Chocolate Profiteroles

Chocolate Profiteroles

Chocolate Profiteroles

Total Time: 1- 2 hrs       Prep Time: 30 mins to 1 hr        Cooking Time: 30 mins to 1 hr     Makes about 20



Large Saucepan – for Choux Pastry

Small Saucepan – Chocolate Sauce

Large Mixing Bowl – for Choux Pastry

Heatproof Mixing Bowl – for Chocolate Sauce

Large Mixing Spoon – wooden, plastic or metal

Large Baking Sheet

Large Piping Bag with 1 cm Nozzle – for Choux Pastry

Smaller Piping Bag – for Cream


3 Large Spoons





Choux Pastry

200ml cold water

4 tsp caster sugar

85g unsalted butter, plus extra for greasing

115g plain flour

pinch salt

3 medium free-range eggs, beaten


Cream Filling

600ml double cream

1 orange, zest only

For the chocolate sauce

100ml water

80g caster sugar

200g good-quality dark chocolate, broken into pieces



  • Preheat the oven to 200C/400F/Gas 6. Place a small roasting tin in the bottom of the oven to heat;


  • Choux Pastry: place the water, sugar and butter into a large saucepan.
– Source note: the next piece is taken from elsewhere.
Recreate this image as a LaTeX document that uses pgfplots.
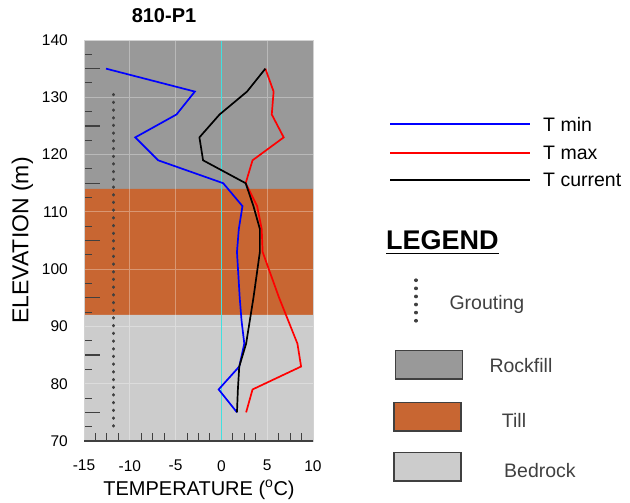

Heat gently until the butter has melted;


  • Turn up the heat, then quickly pour in the flour and salt all in one go;


  • Remove from the heat and beat the mixture vigorously until a smooth paste is formed. Once the mixture comes away from the side of the pan, transfer to a large bowl and leave to cool for 10-15 minutes;


  • Beat in the eggs, a little at a time, until the mixture is smooth and glossy and has a soft dropping consistency - you may not need it all;


  • Lightly grease a large baking sheet. Using a piping bag and plain 1cm nozzle, pipe the mixture into small balls in lines across the baking sheet. Gently rub the top of each ball with a wet finger - this helps to make a crisper top;


  • Place the baking sheet into the oven. Before closing the oven door, pour half a cup of water into the roasting tin at the bottom of the oven, then quickly shut the door. This helps to create more steam in the oven and make the pastry rise better;


  • Bake for 25-30 minutes, or until golden-brown - if the profiteroles are too pale they will become soggy when cool;


  • Remove from the oven and turn the oven off. Prick the base of each profiterole with a skewer. Place back onto the baking sheet with the hole in the base facing upwards and return to the oven for five minutes. The warm air from the oven helps to dry out the middle of the profiteroles;


  • Cream Filling:  lightly whip the cream with the orange zest until soft peaks form. When the profiteroles are cold, use a piping bag to pipe the cream into the profiteroles;


  • Chocolate Sauce: place the water and sugar into a small saucepan and bring to the boil to make a syrup. Reduce the heat to a simmer and place the chocolate into a heatproof bowl set over the pan. Heat, stirring occasionally, until melted. Take the pan off the heat, pour the syrup mixture into the chocolate and stir until smooth and well combined;


  • To serve, place the stuffed profiteroles into a large serving dish and pour over the chocolate sauce. Serve hot or cold.


As light as a feather, these profiteroles melt in the mouth with an explosion of sweet heaven!